A programming paradigm that stops fighting complexity and starts designing with it.
Most programming paradigms are reduction strategies. Object-Oriented Programming encapsulates. Functional Programming eliminates side effects. Procedural programming linearizes. Each one tries to make complexity disappear through abstraction, to compress a messy world into a model clean enough to reason about.
Complexity Oriented Programming (COP) inverts this move entirely. Rather than hiding complexity behind abstractions, it models it faithfully and treats it as the primary material. The question is no longer “how do I simplify this system?” but “what is the honest shape of this system, and how do I design with it rather than against it?”
The Epistemological Shift
In classical paradigms, the programmer occupies a god position: designing a closed system from outside it, with full knowledge of its states and a deterministic model of its behavior. In COP, the programmer is closer to an ecologist. You write rules, thresholds, and feedback sensitivities. Then you observe what arises. The system is never fully knowable from the source code alone, because the source code does not describe behavior, it describes conditions.
This maps directly onto what complexity science tells us about living systems. Emergence is not a bug to be eliminated through better architecture. It is the mechanism by which local rules produce global coherence, and it is the most powerful computational phenomenon we know of.
First-Class Concepts
COP elevates several ideas that other paradigms treat as problems or afterthoughts:
Feedback loops are not side effects to be contained but the primary medium through which systems self-regulate. COP makes loops explicit, typed by their sign (reinforcing or balancing), their delay, and their dampening characteristics.
Attractors replace return types as the meaningful output of a system. Rather than “this function returns X,” COP asks “what states does this system tend toward, and under what conditions?”
Emergence contracts replace strict invariants. Rather than guaranteeing a specific output, a COP component guarantees that under certain input conditions, certain patterns will tend to stabilize. The shift from determinism to probabilistic coherence is not a weakness. It is honesty about what distributed systems actually do.

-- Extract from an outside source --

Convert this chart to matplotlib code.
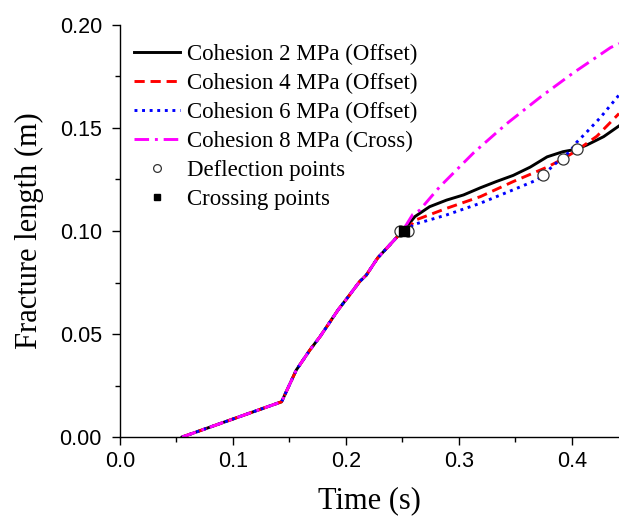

Observer positions are first-class. Complexity science distinguishes sharply between describing a system from inside versus outside it. COP makes this a language-level distinction, not a philosophical footnote.
Where COP Already Exists Implicitly
Several existing systems approximate COP without naming it:
- Holochain’s agent-centric model, where global DHT coherence emerges from local validation rules rather than from a central authority
- ValueFlows and REA accounting, which model economic life as flowing events rather than static state mutations
- Reactive dataflow systems (FRP, signals) where computation is declared as a graph and values propagate along it
- The Actor model, where message-passing between autonomous processes produces coordination without shared state
- Cellular automata as a computational substrate, where extraordinary complexity emerges from trivially simple local rules
Nondominium itself is a COP system. The protocol does not orchestrate resource allocation. It declares local validation rules, and commons governance emerges from their interaction across agents.
Relationship to Mystical Oriented Programming
COP and MOP are not parallel paradigms. They are nested ones, operating at different layers of the same architecture.
MOP is the intentional layer: it asks why you build, with what values, in service of what Great Work. COP is the structural layer: it asks what the honest shape of the system is, and demands you model it faithfully rather than wish it simpler.
The hermetic tradition already carries COP within it. “As above, so below” is a complexity statement: patterns repeat across scales because complex systems are self-similar, not because a designer manually reproduced them. The Great Work itself is not a linear procedure but an emergent process. You do not command the Philosopher’s Stone into existence. You create conditions where it can precipitate.
The three alchemical principles map cleanly onto this architecture:
- Sulphur (soul, intention) is the domain of MOP
- Salt (stable structure, body) is what classical paradigms handle well
- Mercury (relational flux, the in-between) is the domain COP finally addresses
Most paradigms only address Salt. MOP adds Sulphur. COP addresses Mercury, the dynamic relational dimension that everyone has been pretending wasn’t there.
A Sketch of COP-Lang
As a thought experiment, a DSL designed explicitly for COP would abandon procedures entirely in favor of ecology declarations: agents with local perception, resources with gradients and decay rates, feedback loops with explicit signs and delays, attractors as gravitational fields in state space, and observation contexts that distinguish inside from outside.
→ See COP-Lang: A Complexity Oriented DSL for a working syntax sketch applied to the Nondominium commons.
The Hard Problem
The challenge is tooling. Debuggers, type systems, and test suites all assume reducibility. A bug in a COP system may not be a bug at all: it may be the system settling into an attractor you did not anticipate. Verification in COP is closer to simulation and formal methods than to unit testing. You run the ecology and watch what emerges, just as a field ecologist does.
This is not a reason to abandon the paradigm. It is a reason to build new tools, ones honest about what kind of systems we are actually building.
“The programmer is not the god of the system. The programmer is its ecologist.”